### What is expected
Your task is to quote, unchanged, only the lines from the one with "Generate a Python" through the one with "from matplotlib.patches import Rectangle", both ends included.

### Supplied records
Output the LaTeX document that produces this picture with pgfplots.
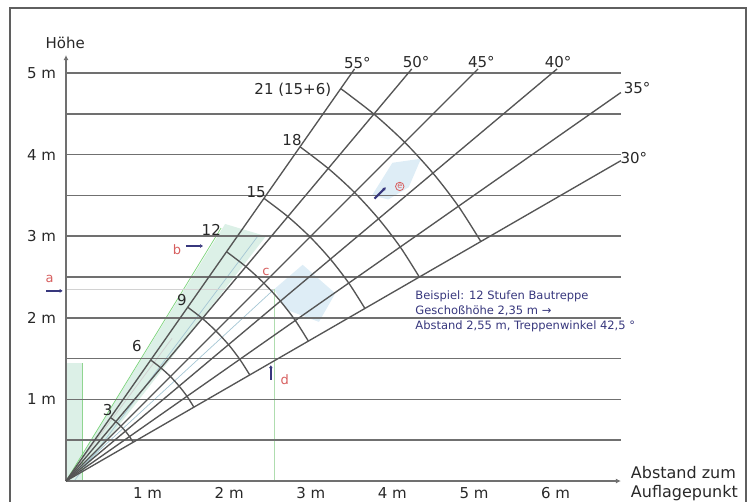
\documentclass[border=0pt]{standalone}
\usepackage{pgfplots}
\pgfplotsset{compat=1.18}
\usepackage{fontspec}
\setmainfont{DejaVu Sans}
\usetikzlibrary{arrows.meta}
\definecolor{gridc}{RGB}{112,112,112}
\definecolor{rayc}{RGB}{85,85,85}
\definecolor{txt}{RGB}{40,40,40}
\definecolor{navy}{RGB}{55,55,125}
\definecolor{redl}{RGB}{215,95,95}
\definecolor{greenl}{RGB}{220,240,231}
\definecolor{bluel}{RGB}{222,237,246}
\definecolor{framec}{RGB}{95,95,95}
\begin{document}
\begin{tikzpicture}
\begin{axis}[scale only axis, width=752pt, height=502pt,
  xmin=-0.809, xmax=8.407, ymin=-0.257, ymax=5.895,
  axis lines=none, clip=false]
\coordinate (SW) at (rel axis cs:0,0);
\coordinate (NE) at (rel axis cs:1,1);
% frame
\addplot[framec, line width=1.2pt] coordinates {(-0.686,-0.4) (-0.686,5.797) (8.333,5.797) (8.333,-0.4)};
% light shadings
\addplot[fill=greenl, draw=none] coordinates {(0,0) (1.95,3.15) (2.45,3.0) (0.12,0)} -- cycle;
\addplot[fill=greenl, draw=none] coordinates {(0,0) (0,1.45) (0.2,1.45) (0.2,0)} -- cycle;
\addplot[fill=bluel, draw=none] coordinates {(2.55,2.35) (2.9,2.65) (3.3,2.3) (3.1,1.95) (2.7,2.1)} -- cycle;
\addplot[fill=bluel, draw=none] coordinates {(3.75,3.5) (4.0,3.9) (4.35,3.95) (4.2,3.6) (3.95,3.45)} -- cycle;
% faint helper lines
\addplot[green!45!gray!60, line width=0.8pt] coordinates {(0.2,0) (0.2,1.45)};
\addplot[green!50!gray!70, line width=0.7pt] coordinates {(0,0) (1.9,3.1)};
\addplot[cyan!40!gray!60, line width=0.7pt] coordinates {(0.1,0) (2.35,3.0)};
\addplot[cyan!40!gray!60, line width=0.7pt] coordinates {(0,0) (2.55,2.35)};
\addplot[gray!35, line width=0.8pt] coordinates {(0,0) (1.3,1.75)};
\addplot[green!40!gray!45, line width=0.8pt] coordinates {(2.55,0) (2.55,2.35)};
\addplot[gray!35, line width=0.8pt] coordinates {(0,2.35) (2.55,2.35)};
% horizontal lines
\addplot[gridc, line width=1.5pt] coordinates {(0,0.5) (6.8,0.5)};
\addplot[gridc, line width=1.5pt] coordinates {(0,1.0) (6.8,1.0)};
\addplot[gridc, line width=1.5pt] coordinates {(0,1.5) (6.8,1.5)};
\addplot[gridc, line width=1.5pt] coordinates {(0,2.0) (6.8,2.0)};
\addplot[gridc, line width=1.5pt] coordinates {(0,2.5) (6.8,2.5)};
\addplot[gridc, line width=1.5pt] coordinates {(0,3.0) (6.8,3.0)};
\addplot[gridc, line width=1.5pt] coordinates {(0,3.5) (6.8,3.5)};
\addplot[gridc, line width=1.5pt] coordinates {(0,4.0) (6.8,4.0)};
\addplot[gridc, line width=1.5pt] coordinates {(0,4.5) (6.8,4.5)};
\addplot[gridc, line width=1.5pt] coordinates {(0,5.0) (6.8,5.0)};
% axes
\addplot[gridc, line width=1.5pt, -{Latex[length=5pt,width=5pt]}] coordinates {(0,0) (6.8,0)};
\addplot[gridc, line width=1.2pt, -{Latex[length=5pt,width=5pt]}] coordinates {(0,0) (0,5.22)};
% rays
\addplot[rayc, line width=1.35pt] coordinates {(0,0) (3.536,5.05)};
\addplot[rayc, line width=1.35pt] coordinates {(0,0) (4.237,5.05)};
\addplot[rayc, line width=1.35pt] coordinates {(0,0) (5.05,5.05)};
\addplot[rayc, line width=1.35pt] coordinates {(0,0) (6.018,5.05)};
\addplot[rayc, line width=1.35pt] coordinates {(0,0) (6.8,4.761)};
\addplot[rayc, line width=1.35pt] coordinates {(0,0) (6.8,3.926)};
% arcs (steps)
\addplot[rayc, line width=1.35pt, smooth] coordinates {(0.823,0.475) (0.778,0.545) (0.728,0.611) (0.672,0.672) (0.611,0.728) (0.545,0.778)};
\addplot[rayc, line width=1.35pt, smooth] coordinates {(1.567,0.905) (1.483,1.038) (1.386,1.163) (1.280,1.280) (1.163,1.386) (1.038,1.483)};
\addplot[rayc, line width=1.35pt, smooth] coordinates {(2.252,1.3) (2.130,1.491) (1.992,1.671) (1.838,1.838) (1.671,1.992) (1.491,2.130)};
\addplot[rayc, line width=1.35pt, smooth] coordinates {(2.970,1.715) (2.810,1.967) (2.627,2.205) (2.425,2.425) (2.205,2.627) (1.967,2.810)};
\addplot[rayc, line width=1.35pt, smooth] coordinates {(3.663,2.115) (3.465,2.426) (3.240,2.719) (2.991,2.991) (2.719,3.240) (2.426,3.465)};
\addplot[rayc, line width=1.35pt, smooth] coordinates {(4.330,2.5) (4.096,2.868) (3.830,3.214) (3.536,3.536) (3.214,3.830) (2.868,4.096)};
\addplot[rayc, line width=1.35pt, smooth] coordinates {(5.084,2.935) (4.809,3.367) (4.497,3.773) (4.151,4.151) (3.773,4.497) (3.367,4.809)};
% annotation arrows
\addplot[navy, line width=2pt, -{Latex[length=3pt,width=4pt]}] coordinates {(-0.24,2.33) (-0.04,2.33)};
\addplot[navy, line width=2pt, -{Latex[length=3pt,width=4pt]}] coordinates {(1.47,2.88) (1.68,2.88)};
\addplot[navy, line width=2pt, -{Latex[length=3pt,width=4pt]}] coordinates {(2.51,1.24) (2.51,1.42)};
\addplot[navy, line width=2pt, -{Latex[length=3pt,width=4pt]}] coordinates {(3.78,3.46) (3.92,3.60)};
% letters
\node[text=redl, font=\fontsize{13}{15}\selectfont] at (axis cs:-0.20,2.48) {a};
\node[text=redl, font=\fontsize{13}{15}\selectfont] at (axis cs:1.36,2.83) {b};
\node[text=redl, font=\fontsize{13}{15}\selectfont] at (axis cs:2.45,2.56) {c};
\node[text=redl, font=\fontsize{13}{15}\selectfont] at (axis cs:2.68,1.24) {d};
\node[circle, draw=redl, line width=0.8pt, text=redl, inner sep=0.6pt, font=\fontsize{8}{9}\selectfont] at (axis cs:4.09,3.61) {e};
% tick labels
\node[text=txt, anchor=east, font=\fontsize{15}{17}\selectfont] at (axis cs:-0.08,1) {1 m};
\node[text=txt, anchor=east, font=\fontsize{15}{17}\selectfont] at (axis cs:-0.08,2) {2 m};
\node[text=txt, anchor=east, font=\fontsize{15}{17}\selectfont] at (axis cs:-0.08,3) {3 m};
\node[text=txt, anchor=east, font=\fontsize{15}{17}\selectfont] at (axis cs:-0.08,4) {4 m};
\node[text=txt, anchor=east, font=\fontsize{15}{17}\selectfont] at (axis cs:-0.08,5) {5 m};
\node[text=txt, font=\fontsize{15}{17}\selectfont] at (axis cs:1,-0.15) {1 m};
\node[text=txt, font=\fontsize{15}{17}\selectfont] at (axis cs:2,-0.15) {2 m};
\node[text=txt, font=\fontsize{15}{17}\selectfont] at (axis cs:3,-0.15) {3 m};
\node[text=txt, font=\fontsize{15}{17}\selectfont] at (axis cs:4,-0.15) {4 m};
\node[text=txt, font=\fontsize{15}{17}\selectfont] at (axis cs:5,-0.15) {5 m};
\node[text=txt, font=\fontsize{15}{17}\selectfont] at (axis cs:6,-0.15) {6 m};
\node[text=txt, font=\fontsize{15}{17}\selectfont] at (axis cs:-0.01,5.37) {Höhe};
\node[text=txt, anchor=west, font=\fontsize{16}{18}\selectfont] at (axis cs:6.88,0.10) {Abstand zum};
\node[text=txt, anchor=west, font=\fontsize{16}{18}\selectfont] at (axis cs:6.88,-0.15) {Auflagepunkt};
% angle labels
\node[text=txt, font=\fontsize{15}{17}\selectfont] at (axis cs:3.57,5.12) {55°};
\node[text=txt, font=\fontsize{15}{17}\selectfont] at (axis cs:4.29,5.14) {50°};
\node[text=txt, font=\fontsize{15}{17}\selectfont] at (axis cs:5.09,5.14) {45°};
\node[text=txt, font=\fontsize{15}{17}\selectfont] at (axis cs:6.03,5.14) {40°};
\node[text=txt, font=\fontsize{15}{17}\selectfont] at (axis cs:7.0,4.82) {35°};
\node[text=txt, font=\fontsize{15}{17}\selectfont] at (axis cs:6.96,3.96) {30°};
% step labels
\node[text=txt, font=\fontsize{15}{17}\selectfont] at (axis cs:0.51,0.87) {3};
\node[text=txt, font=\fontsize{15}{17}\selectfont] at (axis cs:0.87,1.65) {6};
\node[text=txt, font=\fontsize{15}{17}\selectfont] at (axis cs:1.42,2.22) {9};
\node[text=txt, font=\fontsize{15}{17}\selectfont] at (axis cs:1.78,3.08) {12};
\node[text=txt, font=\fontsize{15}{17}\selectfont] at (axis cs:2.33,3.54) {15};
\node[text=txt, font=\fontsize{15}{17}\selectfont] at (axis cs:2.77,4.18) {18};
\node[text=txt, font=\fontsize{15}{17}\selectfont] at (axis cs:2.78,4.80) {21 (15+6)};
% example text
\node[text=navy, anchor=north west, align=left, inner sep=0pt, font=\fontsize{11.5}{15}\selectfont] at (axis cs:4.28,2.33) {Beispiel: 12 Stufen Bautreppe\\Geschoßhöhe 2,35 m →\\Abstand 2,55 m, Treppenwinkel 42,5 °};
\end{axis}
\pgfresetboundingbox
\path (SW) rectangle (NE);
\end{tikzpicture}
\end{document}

...

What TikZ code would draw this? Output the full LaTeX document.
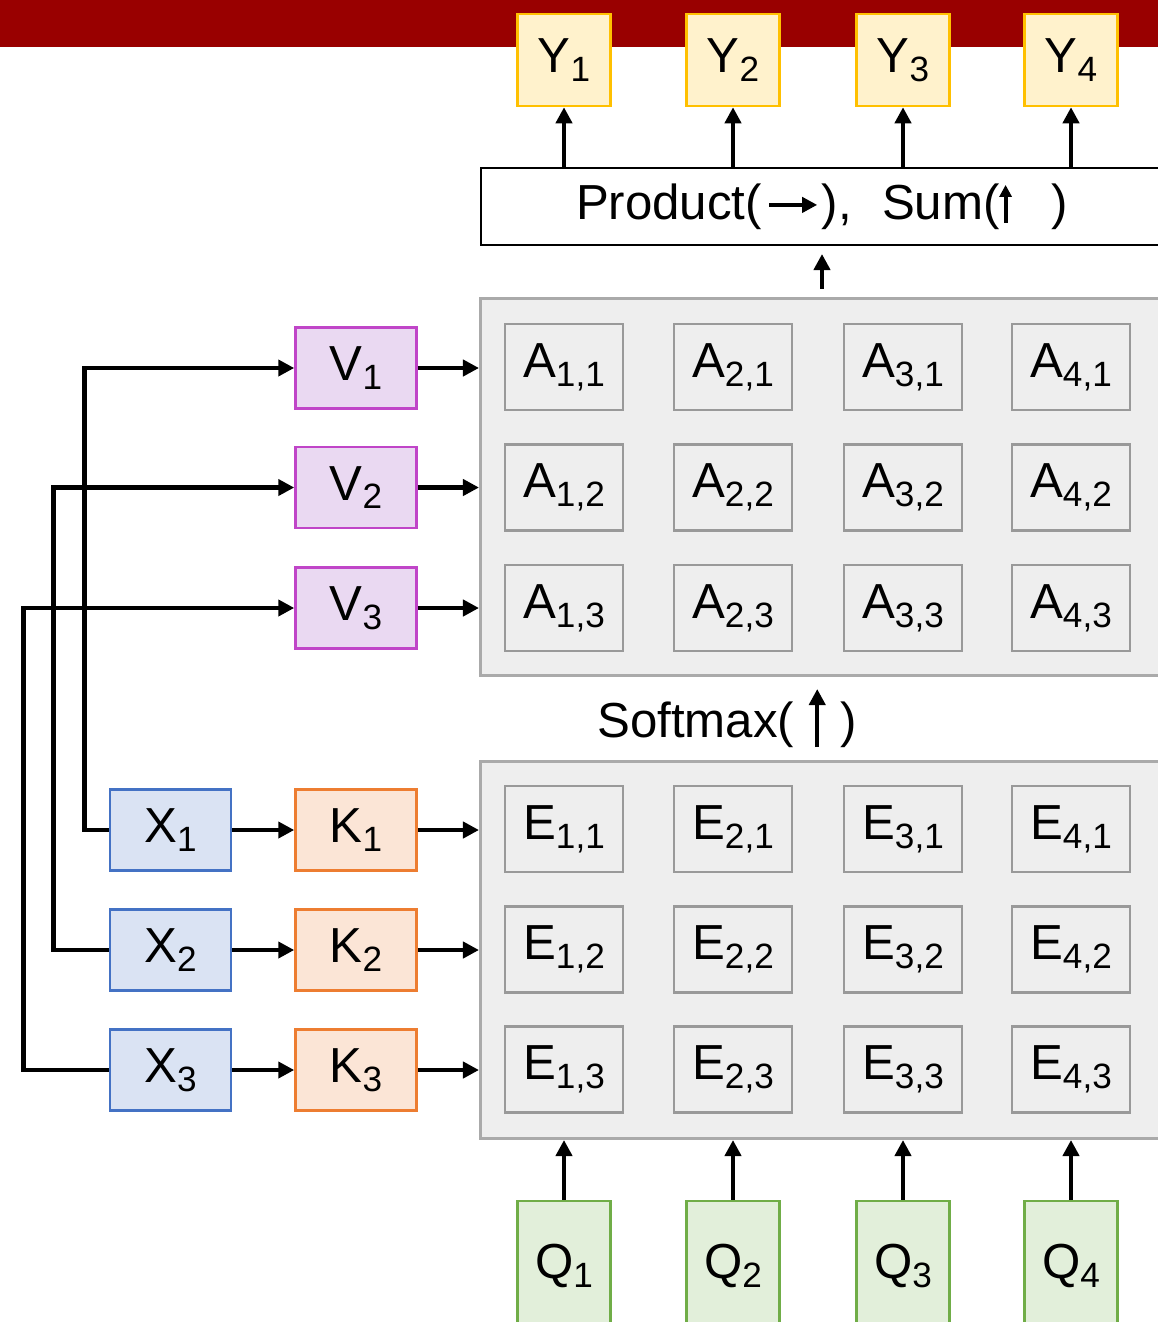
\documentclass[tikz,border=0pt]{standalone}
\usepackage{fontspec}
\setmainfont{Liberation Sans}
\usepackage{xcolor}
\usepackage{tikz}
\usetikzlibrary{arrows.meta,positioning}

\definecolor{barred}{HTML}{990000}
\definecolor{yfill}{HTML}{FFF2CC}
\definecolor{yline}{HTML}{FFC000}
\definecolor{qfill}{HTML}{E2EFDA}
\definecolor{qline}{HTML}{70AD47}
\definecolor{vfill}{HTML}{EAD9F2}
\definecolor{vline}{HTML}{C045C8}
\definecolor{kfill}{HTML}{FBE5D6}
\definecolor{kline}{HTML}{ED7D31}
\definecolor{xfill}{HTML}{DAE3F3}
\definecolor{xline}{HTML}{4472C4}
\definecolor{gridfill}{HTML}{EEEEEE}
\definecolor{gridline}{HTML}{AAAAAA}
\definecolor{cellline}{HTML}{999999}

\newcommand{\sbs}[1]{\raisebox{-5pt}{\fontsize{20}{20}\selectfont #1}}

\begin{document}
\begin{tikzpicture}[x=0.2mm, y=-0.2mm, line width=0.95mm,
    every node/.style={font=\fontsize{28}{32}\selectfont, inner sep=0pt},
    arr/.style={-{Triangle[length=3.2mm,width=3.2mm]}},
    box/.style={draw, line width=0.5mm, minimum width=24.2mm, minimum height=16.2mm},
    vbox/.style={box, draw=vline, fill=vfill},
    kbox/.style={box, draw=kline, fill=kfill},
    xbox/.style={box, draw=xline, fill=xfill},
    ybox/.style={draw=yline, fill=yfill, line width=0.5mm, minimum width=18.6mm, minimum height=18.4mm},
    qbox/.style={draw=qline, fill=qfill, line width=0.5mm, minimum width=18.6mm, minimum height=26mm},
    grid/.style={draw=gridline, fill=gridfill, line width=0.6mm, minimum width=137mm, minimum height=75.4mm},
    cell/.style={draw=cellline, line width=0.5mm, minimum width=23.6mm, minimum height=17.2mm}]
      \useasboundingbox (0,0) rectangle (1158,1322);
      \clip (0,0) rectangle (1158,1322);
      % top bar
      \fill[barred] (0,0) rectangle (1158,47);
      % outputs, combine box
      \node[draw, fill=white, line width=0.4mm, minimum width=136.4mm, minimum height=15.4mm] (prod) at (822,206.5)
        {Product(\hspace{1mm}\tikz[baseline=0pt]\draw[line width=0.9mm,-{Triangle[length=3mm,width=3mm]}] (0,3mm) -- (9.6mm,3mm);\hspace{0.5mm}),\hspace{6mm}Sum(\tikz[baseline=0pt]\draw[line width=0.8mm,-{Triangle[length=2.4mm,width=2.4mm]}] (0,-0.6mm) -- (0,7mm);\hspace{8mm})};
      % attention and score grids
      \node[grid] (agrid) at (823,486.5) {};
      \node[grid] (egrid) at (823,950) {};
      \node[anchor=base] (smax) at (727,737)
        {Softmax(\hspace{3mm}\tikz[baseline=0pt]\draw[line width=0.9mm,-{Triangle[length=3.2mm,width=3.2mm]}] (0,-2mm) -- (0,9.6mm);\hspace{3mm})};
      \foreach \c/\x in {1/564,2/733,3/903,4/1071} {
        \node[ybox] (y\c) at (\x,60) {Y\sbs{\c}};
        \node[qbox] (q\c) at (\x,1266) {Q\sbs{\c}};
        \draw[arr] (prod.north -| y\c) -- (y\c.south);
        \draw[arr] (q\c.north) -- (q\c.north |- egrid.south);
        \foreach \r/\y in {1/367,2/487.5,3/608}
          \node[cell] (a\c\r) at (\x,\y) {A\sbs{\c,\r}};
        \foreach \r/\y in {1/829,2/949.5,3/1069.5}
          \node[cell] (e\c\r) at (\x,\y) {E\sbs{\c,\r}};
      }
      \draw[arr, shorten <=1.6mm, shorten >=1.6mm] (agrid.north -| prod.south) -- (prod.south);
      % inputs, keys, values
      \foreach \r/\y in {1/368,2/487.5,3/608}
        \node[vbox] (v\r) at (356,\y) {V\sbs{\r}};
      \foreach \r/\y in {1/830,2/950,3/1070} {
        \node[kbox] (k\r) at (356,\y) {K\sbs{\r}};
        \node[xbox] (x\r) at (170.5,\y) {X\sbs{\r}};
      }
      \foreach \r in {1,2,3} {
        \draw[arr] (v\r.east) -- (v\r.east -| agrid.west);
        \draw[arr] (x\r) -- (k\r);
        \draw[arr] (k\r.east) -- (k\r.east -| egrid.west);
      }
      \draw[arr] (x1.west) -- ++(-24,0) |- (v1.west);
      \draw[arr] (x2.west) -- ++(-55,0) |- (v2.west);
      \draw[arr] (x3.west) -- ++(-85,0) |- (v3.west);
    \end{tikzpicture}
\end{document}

==

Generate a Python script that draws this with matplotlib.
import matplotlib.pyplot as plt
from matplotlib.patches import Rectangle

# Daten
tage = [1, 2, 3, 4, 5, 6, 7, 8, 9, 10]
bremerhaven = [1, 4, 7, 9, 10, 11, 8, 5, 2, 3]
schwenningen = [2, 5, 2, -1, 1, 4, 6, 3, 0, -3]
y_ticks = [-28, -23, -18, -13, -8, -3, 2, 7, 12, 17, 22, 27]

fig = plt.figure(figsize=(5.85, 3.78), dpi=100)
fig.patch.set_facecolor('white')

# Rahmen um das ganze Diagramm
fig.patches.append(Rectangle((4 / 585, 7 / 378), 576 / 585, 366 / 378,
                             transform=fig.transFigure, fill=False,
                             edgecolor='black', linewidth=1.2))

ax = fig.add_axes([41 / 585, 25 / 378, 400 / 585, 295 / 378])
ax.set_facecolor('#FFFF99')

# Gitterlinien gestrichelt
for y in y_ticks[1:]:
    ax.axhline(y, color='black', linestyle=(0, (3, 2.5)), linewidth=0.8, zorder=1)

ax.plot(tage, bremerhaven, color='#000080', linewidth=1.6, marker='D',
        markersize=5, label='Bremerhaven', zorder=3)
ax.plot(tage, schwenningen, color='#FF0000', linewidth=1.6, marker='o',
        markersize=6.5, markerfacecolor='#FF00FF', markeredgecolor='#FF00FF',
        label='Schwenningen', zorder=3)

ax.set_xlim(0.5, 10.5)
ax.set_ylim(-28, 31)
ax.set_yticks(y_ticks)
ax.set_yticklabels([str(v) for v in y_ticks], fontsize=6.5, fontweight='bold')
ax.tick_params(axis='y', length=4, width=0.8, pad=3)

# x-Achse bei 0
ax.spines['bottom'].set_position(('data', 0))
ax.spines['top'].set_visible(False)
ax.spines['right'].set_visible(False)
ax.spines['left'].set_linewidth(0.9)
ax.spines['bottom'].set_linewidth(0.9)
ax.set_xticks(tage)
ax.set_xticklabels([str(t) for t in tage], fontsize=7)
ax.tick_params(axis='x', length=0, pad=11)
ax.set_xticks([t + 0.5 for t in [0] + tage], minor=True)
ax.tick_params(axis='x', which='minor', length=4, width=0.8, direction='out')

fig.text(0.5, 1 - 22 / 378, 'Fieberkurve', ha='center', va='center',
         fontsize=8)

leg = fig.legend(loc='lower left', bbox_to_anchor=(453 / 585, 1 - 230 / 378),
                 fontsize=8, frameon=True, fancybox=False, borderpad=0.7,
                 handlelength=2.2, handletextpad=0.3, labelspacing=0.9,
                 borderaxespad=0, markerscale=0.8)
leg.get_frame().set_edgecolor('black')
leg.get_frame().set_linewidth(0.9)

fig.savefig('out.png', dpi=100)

### Solution
Generate a Python script that draws this with matplotlib.
import matplotlib.pyplot as plt
from matplotlib.patches import Rectangle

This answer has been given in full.